### Data extract
......

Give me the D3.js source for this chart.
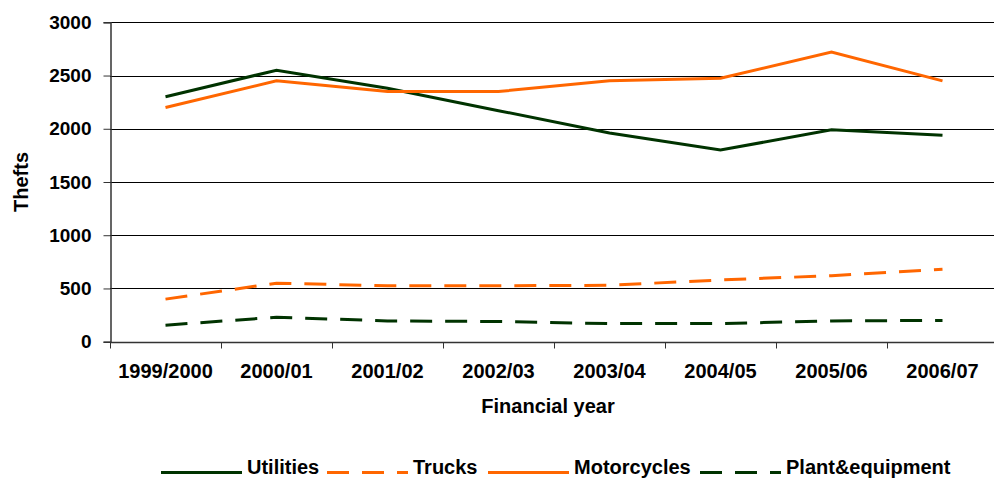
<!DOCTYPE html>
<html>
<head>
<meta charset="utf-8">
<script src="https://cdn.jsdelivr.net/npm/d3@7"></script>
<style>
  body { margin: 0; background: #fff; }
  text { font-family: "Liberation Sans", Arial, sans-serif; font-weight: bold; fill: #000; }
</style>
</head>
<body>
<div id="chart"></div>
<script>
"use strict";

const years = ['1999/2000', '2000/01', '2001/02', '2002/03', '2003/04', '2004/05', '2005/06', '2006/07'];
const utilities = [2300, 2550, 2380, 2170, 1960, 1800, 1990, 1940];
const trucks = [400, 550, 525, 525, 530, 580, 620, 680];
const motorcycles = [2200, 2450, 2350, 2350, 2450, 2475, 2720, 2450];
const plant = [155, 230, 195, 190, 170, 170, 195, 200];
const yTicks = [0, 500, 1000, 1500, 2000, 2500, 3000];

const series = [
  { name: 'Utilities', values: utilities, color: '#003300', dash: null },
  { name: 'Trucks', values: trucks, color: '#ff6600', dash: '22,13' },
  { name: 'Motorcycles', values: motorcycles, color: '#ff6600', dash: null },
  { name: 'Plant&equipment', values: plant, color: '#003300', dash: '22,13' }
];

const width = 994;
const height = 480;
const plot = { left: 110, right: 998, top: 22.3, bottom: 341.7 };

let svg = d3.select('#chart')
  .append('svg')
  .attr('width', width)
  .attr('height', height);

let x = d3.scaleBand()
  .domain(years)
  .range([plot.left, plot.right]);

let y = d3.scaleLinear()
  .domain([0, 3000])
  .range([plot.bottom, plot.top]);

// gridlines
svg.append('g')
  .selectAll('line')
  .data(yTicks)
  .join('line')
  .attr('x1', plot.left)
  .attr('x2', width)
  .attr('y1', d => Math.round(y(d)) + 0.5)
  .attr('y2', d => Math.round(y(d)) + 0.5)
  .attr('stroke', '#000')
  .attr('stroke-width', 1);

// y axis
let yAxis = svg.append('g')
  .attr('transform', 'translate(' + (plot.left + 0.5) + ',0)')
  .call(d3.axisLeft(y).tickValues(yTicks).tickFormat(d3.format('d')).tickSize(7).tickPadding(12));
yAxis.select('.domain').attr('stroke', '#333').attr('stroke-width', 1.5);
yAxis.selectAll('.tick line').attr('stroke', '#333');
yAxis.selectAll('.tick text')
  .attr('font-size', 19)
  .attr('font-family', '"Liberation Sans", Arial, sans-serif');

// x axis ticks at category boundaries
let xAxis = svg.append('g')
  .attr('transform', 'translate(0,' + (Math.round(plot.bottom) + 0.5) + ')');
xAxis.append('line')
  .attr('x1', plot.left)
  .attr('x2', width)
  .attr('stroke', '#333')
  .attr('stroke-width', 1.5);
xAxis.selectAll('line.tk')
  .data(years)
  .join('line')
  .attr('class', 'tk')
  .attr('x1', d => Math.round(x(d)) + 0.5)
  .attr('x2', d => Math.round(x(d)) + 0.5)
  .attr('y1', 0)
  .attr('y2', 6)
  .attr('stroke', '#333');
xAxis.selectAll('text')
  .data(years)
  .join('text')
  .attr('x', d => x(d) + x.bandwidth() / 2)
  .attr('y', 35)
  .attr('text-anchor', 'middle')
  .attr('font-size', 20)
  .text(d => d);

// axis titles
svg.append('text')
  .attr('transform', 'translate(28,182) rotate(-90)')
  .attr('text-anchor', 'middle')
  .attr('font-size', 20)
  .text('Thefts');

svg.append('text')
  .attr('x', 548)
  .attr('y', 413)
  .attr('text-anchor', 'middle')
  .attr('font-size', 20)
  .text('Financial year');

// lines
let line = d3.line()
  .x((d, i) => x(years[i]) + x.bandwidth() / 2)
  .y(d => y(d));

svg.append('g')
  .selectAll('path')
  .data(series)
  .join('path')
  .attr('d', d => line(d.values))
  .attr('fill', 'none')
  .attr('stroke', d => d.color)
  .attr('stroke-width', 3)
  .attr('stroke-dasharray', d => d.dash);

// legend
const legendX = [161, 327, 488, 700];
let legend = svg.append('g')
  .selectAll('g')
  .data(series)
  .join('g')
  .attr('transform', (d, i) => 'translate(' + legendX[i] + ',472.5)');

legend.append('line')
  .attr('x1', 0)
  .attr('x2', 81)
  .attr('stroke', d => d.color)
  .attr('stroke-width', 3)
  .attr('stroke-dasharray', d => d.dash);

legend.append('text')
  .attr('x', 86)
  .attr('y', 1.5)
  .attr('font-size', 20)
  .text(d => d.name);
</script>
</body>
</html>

......

### Exercise goal
Copy the listing in full and without alteration, omitting every picture.

### Task answer
Give me the D3.js source for this chart.
<!DOCTYPE html>
<html>
<head>
<meta charset="utf-8">
<script src="https://cdn.jsdelivr.net/npm/d3@7"></script>
<style>
  body { margin: 0; background: #fff; }
  text { font-family: "Liberation Sans", Arial, sans-serif; font-weight: bold; fill: #000; }
</style>
</head>
<body>
<div id="chart"></div>
<script>
"use strict";

const years = ['1999/2000', '2000/01', '2001/02', '2002/03', '2003/04', '2004/05', '2005/06', '2006/07'];
const utilities = [2300, 2550, 2380, 2170, 1960, 1800, 1990, 1940];
const trucks = [400, 550, 525, 525, 530, 580, 620, 680];
const motorcycles = [2200, 2450, 2350, 2350, 2450, 2475, 2720, 2450];
const plant = [155, 230, 195, 190, 170, 170, 195, 200];
const yTicks = [0, 500, 1000, 1500, 2000, 2500, 3000];

const series = [
  { name: 'Utilities', values: utilities, color: '#003300', dash: null },
  { name: 'Trucks', values: trucks, color: '#ff6600', dash: '22,13' },
  { name: 'Motorcycles', values: motorcycles, color: '#ff6600', dash: null },
  { name: 'Plant&equipment', values: plant, color: '#003300', dash: '22,13' }
];

const width = 994;
const height = 480;
const plot = { left: 110, right: 998, top: 22.3, bottom: 341.7 };

let svg = d3.select('#chart')
  .append('svg')
  .attr('width', width)
  .attr('height', height);

let x = d3.scaleBand()
  .domain(years)
  .range([plot.left, plot.right]);

let y = d3.scaleLinear()
  .domain([0, 3000])
  .range([plot.bottom, plot.top]);

// gridlines
svg.append('g')
  .selectAll('line')
  .data(yTicks)
  .join('line')
  .attr('x1', plot.left)
  .attr('x2', width)
  .attr('y1', d => Math.round(y(d)) + 0.5)
  .attr('y2', d => Math.round(y(d)) + 0.5)
  .attr('stroke', '#000')
  .attr('stroke-width', 1);

// y axis
let yAxis = svg.append('g')
  .attr('transform', 'translate(' + (plot.left + 0.5) + ',0)')
  .call(d3.axisLeft(y).tickValues(yTicks).tickFormat(d3.format('d')).tickSize(7).tickPadding(12));
yAxis.select('.domain').attr('stroke', '#333').attr('stroke-width', 1.5);
yAxis.selectAll('.tick line').attr('stroke', '#333');
yAxis.selectAll('.tick text')
  .attr('font-size', 19)
  .attr('font-family', '"Liberation Sans", Arial, sans-serif');

// x axis ticks at category boundaries
let xAxis = svg.append('g')
  .attr('transform', 'translate(0,' + (Math.round(plot.bottom) + 0.5) + ')');
xAxis.append('line')
  .attr('x1', plot.left)
  .attr('x2', width)
  .attr('stroke', '#333')
  .attr('stroke-width', 1.5);
xAxis.selectAll('line.tk')
  .data(years)
  .join('line')
  .attr('class', 'tk')
  .attr('x1', d => Math.round(x(d)) + 0.5)
  .attr('x2', d => Math.round(x(d)) + 0.5)
  .attr('y1', 0)
  .attr('y2', 6)
  .attr('stroke', '#333');
xAxis.selectAll('text')
  .data(years)
  .join('text')
  .attr('x', d => x(d) + x.bandwidth() / 2)
  .attr('y', 35)
  .attr('text-anchor', 'middle')
  .attr('font-size', 20)
  .text(d => d);

// axis titles
svg.append('text')
  .attr('transform', 'translate(28,182) rotate(-90)')
  .attr('text-anchor', 'middle')
  .attr('font-size', 20)
  .text('Thefts');

svg.append('text')
  .attr('x', 548)
  .attr('y', 413)
  .attr('text-anchor', 'middle')
  .attr('font-size', 20)
  .text('Financial year');

// lines
let line = d3.line()
  .x((d, i) => x(years[i]) + x.bandwidth() / 2)
  .y(d => y(d));

svg.append('g')
  .selectAll('path')
  .data(series)
  .join('path')
  .attr('d', d => line(d.values))
  .attr('fill', 'none')
  .attr('stroke', d => d.color)
  .attr('stroke-width', 3)
  .attr('stroke-dasharray', d => d.dash);

// legend
const legendX = [161, 327, 488, 700];
let legend = svg.append('g')
  .selectAll('g')
  .data(series)
  .join('g')
  .attr('transform', (d, i) => 'translate(' + legendX[i] + ',472.5)');

legend.append('line')
  .attr('x1', 0)
  .attr('x2', 81)
  .attr('stroke', d => d.color)
  .attr('stroke-width', 3)
  .attr('stroke-dasharray', d => d.dash);

legend.append('text')
  .attr('x', 86)
  .attr('y', 1.5)
  .attr('font-size', 20)
  .text(d => d.name);
</script>
</body>
</html>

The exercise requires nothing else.